Foreign Languages and Culture strives to build an interdisciplinary forum for scholars engaged in the study of foreign languages, literatures, and cultures in China. The language of exchange will be Chinese.
FLC aspires to be a leading forum for the introduction and critical examination of foreign literary and cultural traditions, and aims to be a space for dialogue among the scholars and students of various disciplines. FLC promotes diverse methodological approaches and welcomes innovative critical experiments and debates that lead to disciplinary advances that contribute to maintaining and enhancing the excellence of foreign language research and education.
FLC seeks to be a venue for the expansion of scholarly networks by publishing original research papers, issues devoted to special topics, or review papers; reviewers are encouraged to not only report on the contribution of the reviewed documents but also to engage in a critical dialogue with them. FLC will also publish occasional reports to comment on the state of the discipline of foreign language and literature research and education in China.
FLC addresses the study of literature in the global context, embraces a comparative and interdisciplinary outlook, and welcomes contributions with a cross-cultural, trans-national, and trans-regional perspective on the literatures and cultures of diverse contexts and societies. Chinese and international researchers are given the opportunity to showcase and share their work and views about foreign language scholarship with the Chinese scholarly community.
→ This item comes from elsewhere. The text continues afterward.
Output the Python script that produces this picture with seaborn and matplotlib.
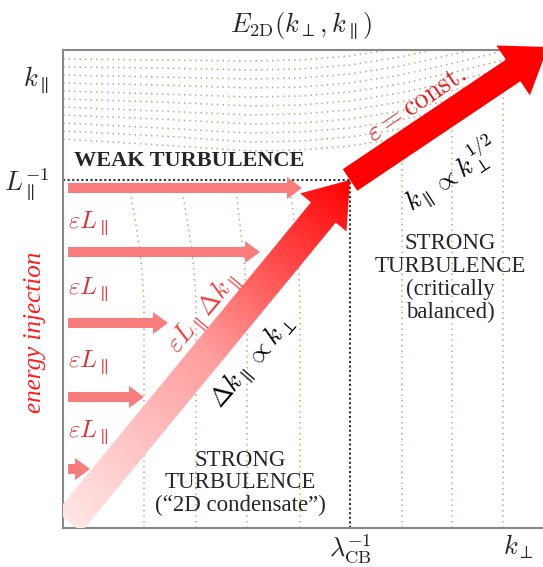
import numpy as np
import matplotlib
matplotlib.use("Agg")
import matplotlib.pyplot as plt
import seaborn as sns
from matplotlib.patches import FancyArrow
from matplotlib.colors import LinearSegmentedColormap

# schematic coordinates: k_perp in [0, 480], k_par in [0, 478]
k_perp_cb = 287          # lambda_CB^-1
k_par_L = 348            # L_par^-1

# contours of E_2D in the weak-turbulence region (upper part)
upper_x = [0, 97, 187, 237, 287, 337, 387, 437, 467]
upper_rows = [
    [469, 468, 467, 468, 472, 480, 490],
    [461, 460, 458, 459, 463, 471, 482, 494],
    [453, 451, 449, 450, 454, 462, 473, 485],
    [445, 443, 440, 441, 445, 453, 464, 476],
    [437, 434, 431, 432, 436, 444, 455, 467, 476],
    [429, 426, 422, 423, 427, 435, 446, 458],
    [421, 417, 413, 414, 418, 426, 437, 449],
    [413, 409, 404, 405, 409, 417, 428, 440],
    [405, 400, 395, 396, 400, 408, 419],
    [397, 392, 386, 387, 391, 399, 410],
    [389, 383, 377, 378, 382, 390],
]

# contours in the "2D condensate" region (bend near L_par^-1)
lower_y = [0, 228, 268, 303, 338]
lower_cols = [
    [81, 81, 78, 73, 67],
    [133, 133, 130, 125, 119],
    [184, 184, 181, 177, 173],
    [237, 237, 235, 232, 227],
]

# vertical contours in the critically balanced region
right_x = [339, 389, 440]
right_top = [378, 413, 448]

# energy injection arrows
inject_y = [340, 276, 205, 131, 59]
inject_end = [239, 197, 105, 81, 27]
label_y = [305, 239, 166, 96]

# cascade arrows
cascade_start = (6, 6)
cascade_end = (k_perp_cb, k_par_L)
cb_start = (k_perp_cb, k_par_L)
cb_end = (485, 481)

sns.set_style("white")
plt.rcParams["mathtext.fontset"] = "cm"
plt.rcParams["font.family"] = ["Liberation Serif", "DejaVu Serif"]

fig = plt.figure(figsize=(5.43, 5.67), dpi=100)
ax = fig.add_axes([63 / 543, 39 / 567, 480 / 543, 478 / 567])
ax.set_xlim(0, 480)
ax.set_ylim(0, 478)

dot_col = "#c8a585"
dots = (0, (1, 2.6))

for row in upper_rows:
    sns.lineplot(x=upper_x[:len(row)], y=row, sort=False, estimator=None,
                 color=dot_col, lw=1.1, linestyle=dots, ax=ax, zorder=1)
for col in lower_cols:
    sns.lineplot(x=col, y=lower_y, sort=False, estimator=None,
                 color=dot_col, lw=1.1, linestyle=dots, ax=ax, zorder=1)
for xr, yt in zip(right_x, right_top):
    ax.plot([xr, xr], [0, yt], color=dot_col, lw=1.1, linestyle=dots, zorder=1)

# boundaries L_par^-1 and lambda_CB^-1
ax.plot([0, k_perp_cb], [k_par_L, k_par_L], color="#333333", lw=1.5,
        linestyle=(0, (1, 1.2)), zorder=2)
ax.plot([k_perp_cb, k_perp_cb], [0, k_par_L], color="#333333", lw=1.5,
        linestyle=(0, (1, 1.2)), zorder=2)

# injection arrows
for yy, xe in zip(inject_y, inject_end):
    ax.add_patch(FancyArrow(5, yy, xe - 5, 0, width=10, head_width=22,
                            head_length=15, length_includes_head=True,
                            color="#f97c7c", lw=0, zorder=3))
for yy in label_y:
    ax.text(5, yy, r"$\varepsilon L_\parallel$", color="#d8302f",
            fontsize=18, ha="left", va="center", zorder=5)

# gradient arrow along k_par ~ k_perp
x0, y0 = cascade_start
x1, y1 = cascade_end
grad_arrow = FancyArrow(x0, y0, x1 - x0, y1 - y0, width=32, head_width=60,
                        head_length=42, length_includes_head=True,
                        facecolor="none", edgecolor="none", zorder=4)
ax.add_patch(grad_arrow)
gx, gy = np.meshgrid(np.linspace(-20, 320, 400), np.linspace(-20, 380, 400))
d = np.array([x1 - x0, y1 - y0])
t = ((gx - x0) * d[0] + (gy - y0) * d[1]) / (d @ d)
cmap = LinearSegmentedColormap.from_list("pinkred", ["#ffe6e6", "#ff9c9c", "#ff0000"])
im = ax.imshow(np.clip(t, 0, 1), cmap=cmap, extent=[-20, 320, -20, 380],
               origin="lower", aspect="auto", zorder=4, interpolation="bilinear")
im.set_clip_path(grad_arrow)

# critical balance arrow
ax.add_patch(FancyArrow(cb_start[0], cb_start[1], cb_end[0] - cb_start[0],
                        cb_end[1] - cb_start[1], width=26, head_width=60,
                        head_length=42, length_includes_head=True,
                        color="#ff0000", lw=0, zorder=4, clip_on=False))
ax.set_xlim(0, 480)
ax.set_ylim(0, 478)

# annotations
ax.text(11, 367, "WEAK TURBULENCE", fontsize=16, fontweight="bold",
        ha="left", va="center", zorder=5)
ax.text(387, 250, "STRONG\nTURBULENCE\n(critically\nbalanced)", fontsize=16.5,
        ha="center", va="center", linespacing=1.1, zorder=5)
ax.text(177, 45, "STRONG\nTURBULENCE\n(\u201c2D condensate\u201d)", fontsize=16.5,
        ha="center", va="center", linespacing=1.1, zorder=5)
ax.text(140, 215, r"$\varepsilon L_\parallel \Delta k_\parallel$", color="#e8413f",
        fontsize=19, rotation=50, ha="center", va="center",
        rotation_mode="anchor", zorder=5)
ax.text(190, 166, r"$\Delta k_\parallel \propto k_\perp$", color="black",
        fontsize=19, rotation=49, ha="center", va="center",
        rotation_mode="anchor", zorder=5)
ax.text(354, 424, r"$\varepsilon = {\rm const.}$", color="#d81e1e",
        fontsize=20, rotation=34, ha="center", va="center",
        rotation_mode="anchor", zorder=5)
ax.text(388, 354, r"$k_\parallel \propto k_\perp^{1/2}$", color="black",
        fontsize=19, rotation=33, ha="center", va="center",
        rotation_mode="anchor", zorder=5)
ax.text(-28, 196, "energy injection", color="#ff1a1a", fontsize=18,
        style="italic", rotation=90, ha="center", va="center", clip_on=False)

# axes
ax.set_xticks([k_perp_cb, 455])
ax.set_xticklabels([r"$\lambda_{\rm CB}^{-1}$", r"$k_\perp$"], fontsize=19)
ax.set_yticks([k_par_L + 2, 453])
ax.set_yticklabels([r"$L_\parallel^{-1}$", r"$k_\parallel$"], fontsize=19)
ax.tick_params(axis="x", length=0, pad=3)
ax.tick_params(axis="y", length=0, pad=10)
for side in ["left", "top", "bottom"]:
    ax.spines[side].set_color("#888888")
    ax.spines[side].set_linewidth(1.5)
ax.spines["right"].set_visible(False)

fig.text(301 / 543, 1 - 26 / 567, r"$E_{\rm 2D}(k_\perp, k_\parallel)$",
         fontsize=19, ha="center", va="center")

fig.savefig("out.png", dpi=100)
FLC welcomes contributions on all aspects of foreign language research and education: linguistics; the histories and theories of foreign literatures; literary criticism; regional and national cultures and comparative literature; foreign language teaching and assessment from a cultural perspective; translation theory and practice. Committed to advancing interdisciplinary research, FLC is also open to submissions on literature and the other arts as well as the relations of literature to other media and disciplinary areas, e.g. theater, cinema, and visual arts.
Readers and subscribers are exposed to a range of contemporary scholarship and intellectual debates, critical overviews, and bibliographic explorations dedicated to the study of foreign languages and cultures in China.